Volume 2: Issue 4 (February 9, 2017)

A Message from the Dean

February 9, 2017

Carolyn LivingstonI am the product of the South, a place that struggles with its past and thus its future.

In a little more than a month, I will lead twenty students to the American South on a weeklong spring break trip, “Northfield to Selma,” to explore key places and events in the Civil Rights movement in the U.S., including the Frederick Douglass House, the Smithsonian National Museum of African American History and Culture, the Martin Luther King Jr. Memorial, and the National Center for Civil and Human Rights.

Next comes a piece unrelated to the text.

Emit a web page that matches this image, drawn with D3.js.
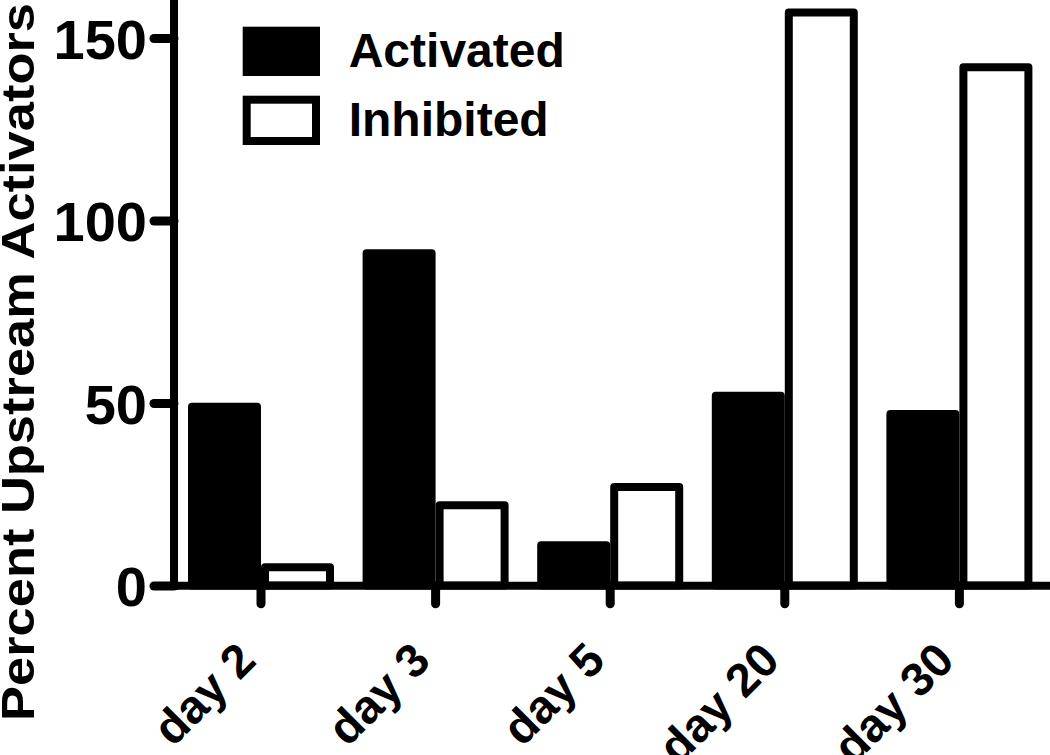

The trip will allow students to encounter one of the most significant eras in the history and culture of our nation through national museums and monuments. The objective is to link this history with social struggles that exist today so students can imagine ways to participate thoughtfully in the ongoing movement for equality and social change.

We will also travel to the Wall of Tolerance, the Civil Rights Memorial Center, and the Rosa Parks Museum in Montgomery, Alabama. As we head to Selma and later to Birmingham, we will visit the Edmund Pettis Bridge, the Brown Chapel AME Church and the 16th Street Baptist Church. Finally, we will make our way to the National Civil Rights Museum/Lorraine Motel in Memphis, Tennessee.

It is vitally important to understand history more fully and to engage in an area that many find difficult to do so. I’ll let you know how it goes.